SET PROBLEM
Take the lines beginning with the one that contains "What React, TypeScript" and ending with the one that contains "YAxis, CartesianGrid, ReferenceLine", and set them down exactly. Omit all pictures.

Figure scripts
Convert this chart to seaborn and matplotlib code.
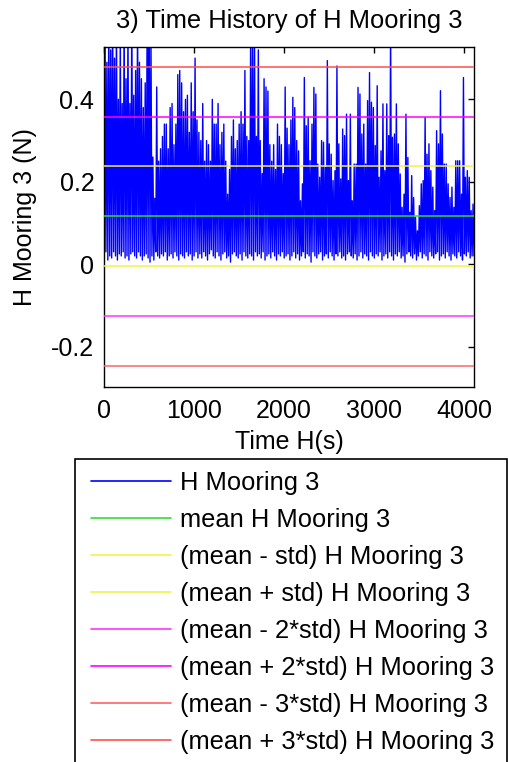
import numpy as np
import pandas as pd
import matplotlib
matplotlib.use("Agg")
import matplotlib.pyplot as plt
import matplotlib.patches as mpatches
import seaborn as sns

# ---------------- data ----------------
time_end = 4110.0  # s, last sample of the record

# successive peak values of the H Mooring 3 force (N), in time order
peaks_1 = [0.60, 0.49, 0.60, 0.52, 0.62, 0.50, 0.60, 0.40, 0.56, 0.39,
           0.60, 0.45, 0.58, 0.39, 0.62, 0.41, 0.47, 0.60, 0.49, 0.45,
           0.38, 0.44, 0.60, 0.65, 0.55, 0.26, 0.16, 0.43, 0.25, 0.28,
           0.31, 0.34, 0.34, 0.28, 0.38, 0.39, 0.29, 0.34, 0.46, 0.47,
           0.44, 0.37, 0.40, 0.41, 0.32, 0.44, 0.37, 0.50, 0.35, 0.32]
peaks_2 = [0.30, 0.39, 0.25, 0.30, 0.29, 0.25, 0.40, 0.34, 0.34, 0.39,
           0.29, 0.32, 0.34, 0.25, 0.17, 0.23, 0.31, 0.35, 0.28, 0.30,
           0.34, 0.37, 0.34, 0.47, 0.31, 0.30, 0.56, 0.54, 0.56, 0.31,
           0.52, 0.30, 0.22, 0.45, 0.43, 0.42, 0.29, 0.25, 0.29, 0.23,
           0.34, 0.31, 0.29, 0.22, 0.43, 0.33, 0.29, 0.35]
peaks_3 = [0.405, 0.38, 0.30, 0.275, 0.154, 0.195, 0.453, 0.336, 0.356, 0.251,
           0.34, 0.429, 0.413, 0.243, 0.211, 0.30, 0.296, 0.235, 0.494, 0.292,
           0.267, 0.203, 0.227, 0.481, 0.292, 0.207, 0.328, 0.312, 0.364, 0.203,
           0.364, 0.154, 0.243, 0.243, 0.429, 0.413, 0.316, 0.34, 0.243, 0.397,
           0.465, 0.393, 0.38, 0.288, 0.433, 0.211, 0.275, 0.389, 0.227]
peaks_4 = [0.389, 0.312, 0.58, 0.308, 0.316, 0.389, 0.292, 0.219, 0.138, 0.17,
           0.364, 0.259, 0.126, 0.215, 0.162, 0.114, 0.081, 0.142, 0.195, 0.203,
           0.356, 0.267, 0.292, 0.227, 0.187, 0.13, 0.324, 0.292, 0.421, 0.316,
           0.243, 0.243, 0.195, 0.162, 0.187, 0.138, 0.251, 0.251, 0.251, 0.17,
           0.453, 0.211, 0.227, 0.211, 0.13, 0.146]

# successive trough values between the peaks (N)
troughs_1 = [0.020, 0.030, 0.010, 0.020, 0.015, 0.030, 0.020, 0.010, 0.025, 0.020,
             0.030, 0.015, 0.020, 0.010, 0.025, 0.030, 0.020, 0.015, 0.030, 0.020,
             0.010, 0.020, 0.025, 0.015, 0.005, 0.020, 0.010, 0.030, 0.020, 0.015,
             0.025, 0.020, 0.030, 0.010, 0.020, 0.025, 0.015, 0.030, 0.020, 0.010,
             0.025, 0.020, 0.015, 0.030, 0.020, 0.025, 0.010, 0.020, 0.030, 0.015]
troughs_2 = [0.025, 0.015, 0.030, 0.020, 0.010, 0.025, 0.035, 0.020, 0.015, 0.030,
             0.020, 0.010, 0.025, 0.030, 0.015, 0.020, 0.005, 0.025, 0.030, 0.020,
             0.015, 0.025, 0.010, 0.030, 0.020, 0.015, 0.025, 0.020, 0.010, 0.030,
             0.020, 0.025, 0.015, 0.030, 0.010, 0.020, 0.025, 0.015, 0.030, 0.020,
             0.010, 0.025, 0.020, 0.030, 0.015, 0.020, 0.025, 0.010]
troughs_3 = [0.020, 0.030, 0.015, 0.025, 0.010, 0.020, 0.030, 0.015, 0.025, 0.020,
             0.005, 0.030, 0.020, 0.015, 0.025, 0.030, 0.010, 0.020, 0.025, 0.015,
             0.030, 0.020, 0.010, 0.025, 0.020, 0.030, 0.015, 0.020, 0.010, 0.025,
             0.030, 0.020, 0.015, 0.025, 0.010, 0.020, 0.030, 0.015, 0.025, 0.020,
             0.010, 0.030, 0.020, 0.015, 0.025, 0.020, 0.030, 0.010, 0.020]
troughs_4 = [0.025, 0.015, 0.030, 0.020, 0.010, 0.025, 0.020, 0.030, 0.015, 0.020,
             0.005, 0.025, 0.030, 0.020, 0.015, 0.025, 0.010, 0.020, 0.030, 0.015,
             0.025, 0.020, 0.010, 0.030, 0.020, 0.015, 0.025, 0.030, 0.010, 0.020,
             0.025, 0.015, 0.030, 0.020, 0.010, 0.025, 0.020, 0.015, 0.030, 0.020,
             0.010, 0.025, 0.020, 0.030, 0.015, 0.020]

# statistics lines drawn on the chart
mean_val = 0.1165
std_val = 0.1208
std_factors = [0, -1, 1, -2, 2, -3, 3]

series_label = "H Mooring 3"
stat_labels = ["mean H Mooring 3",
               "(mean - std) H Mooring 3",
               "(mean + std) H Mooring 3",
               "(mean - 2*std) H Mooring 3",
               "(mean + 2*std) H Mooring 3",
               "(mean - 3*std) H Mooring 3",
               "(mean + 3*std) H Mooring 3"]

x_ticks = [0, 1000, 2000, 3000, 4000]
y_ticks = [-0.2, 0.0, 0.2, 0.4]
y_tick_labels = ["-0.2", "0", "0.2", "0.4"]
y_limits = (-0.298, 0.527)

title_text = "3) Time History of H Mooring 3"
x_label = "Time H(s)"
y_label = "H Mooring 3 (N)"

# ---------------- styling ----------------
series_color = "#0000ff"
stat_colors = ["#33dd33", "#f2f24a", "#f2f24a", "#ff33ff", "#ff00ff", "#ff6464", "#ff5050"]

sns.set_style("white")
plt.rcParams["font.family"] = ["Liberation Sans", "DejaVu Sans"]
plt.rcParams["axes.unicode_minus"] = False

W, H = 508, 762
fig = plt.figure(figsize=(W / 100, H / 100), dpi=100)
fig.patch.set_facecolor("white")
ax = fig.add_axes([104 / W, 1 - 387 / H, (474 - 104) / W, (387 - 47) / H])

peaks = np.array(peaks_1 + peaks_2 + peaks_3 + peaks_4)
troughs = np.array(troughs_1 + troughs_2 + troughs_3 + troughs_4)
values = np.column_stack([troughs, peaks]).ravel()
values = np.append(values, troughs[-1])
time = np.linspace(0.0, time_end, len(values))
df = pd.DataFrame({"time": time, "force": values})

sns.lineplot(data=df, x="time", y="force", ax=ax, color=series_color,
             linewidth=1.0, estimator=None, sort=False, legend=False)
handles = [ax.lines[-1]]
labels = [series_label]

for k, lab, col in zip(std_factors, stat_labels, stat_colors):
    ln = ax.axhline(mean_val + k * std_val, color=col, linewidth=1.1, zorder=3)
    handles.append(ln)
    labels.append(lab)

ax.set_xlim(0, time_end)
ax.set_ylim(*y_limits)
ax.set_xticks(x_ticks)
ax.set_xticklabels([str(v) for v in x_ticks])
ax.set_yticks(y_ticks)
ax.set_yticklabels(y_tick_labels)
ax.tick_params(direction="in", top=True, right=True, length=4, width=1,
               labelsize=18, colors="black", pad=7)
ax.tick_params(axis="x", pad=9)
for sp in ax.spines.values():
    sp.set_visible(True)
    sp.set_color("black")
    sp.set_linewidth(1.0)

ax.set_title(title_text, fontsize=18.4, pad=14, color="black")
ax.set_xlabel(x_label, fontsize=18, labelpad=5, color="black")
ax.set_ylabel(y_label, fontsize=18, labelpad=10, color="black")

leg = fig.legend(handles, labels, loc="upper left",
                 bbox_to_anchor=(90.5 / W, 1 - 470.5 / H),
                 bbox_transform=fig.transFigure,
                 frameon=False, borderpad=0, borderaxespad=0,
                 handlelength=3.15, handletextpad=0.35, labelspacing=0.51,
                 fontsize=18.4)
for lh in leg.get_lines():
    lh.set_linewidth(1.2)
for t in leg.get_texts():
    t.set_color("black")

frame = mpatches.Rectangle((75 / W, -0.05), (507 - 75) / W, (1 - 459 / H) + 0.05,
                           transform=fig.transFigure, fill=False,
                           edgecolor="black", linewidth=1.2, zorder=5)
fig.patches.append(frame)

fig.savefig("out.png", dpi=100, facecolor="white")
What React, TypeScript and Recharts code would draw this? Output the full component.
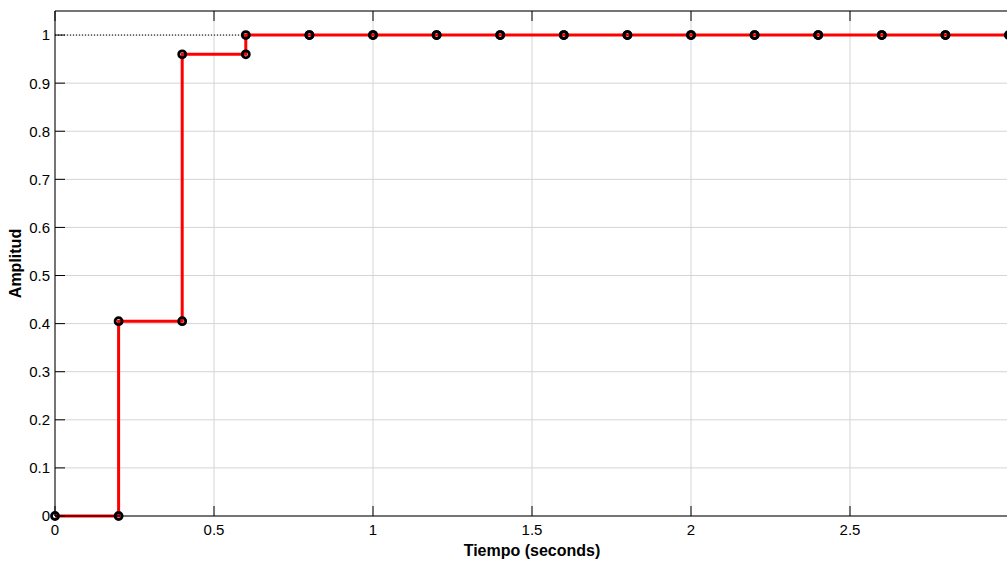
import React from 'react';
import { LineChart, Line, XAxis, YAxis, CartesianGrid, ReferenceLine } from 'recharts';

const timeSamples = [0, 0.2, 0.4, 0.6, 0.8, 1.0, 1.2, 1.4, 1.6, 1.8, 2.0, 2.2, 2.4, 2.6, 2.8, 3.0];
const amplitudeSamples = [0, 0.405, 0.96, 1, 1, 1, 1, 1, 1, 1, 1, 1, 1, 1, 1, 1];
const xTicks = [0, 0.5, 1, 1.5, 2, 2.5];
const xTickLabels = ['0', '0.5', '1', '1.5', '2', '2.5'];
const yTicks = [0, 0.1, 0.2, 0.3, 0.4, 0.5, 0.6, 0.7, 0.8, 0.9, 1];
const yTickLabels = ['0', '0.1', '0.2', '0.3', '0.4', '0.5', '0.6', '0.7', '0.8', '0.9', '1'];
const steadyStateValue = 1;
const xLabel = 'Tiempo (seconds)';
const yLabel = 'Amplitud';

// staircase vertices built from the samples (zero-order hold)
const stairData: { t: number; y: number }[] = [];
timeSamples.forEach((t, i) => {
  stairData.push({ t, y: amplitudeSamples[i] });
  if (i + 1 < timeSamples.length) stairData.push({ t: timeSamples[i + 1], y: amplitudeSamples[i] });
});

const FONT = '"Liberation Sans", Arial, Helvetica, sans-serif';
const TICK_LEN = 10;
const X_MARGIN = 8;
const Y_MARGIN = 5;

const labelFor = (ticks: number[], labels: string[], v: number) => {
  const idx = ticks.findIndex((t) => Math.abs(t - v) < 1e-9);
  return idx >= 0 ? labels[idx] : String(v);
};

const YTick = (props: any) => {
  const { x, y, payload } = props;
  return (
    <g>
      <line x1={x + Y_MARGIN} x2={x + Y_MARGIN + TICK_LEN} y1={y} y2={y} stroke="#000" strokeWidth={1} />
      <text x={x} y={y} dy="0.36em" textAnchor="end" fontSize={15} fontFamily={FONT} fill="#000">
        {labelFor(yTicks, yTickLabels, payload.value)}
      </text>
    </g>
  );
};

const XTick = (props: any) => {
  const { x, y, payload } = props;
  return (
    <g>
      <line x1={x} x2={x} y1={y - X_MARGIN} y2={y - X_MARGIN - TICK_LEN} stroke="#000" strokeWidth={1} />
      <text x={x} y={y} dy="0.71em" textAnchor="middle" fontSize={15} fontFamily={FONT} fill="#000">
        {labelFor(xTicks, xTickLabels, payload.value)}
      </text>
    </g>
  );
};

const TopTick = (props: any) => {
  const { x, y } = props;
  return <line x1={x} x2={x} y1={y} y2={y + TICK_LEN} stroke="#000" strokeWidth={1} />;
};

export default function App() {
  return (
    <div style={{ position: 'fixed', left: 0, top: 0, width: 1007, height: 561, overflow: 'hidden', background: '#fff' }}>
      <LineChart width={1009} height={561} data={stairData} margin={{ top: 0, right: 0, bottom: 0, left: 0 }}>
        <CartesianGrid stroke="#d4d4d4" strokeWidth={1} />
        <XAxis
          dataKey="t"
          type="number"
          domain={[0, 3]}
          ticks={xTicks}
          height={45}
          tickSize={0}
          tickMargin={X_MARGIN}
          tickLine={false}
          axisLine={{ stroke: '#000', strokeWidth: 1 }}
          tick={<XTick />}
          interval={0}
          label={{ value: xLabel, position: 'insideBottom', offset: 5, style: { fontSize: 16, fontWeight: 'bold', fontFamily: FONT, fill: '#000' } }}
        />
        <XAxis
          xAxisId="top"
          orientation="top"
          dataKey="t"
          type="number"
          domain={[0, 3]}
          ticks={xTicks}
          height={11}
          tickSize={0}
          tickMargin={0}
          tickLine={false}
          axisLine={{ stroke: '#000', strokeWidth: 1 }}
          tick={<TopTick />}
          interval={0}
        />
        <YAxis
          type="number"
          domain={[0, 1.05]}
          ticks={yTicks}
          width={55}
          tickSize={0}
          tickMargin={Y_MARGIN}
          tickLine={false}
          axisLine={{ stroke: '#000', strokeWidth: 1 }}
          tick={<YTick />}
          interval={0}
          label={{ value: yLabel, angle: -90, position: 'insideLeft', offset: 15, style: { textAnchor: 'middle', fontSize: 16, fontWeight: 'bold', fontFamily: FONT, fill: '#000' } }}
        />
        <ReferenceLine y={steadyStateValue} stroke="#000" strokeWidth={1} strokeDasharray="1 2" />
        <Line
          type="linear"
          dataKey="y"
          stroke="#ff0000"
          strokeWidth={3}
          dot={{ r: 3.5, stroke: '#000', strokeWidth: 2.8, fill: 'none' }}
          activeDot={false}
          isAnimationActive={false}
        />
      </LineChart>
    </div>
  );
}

WORKED SOLUTION
What React, TypeScript and Recharts code would draw this? Output the full component.
import React from 'react';
import { LineChart, Line, XAxis, YAxis, CartesianGrid, ReferenceLine } from 'recharts';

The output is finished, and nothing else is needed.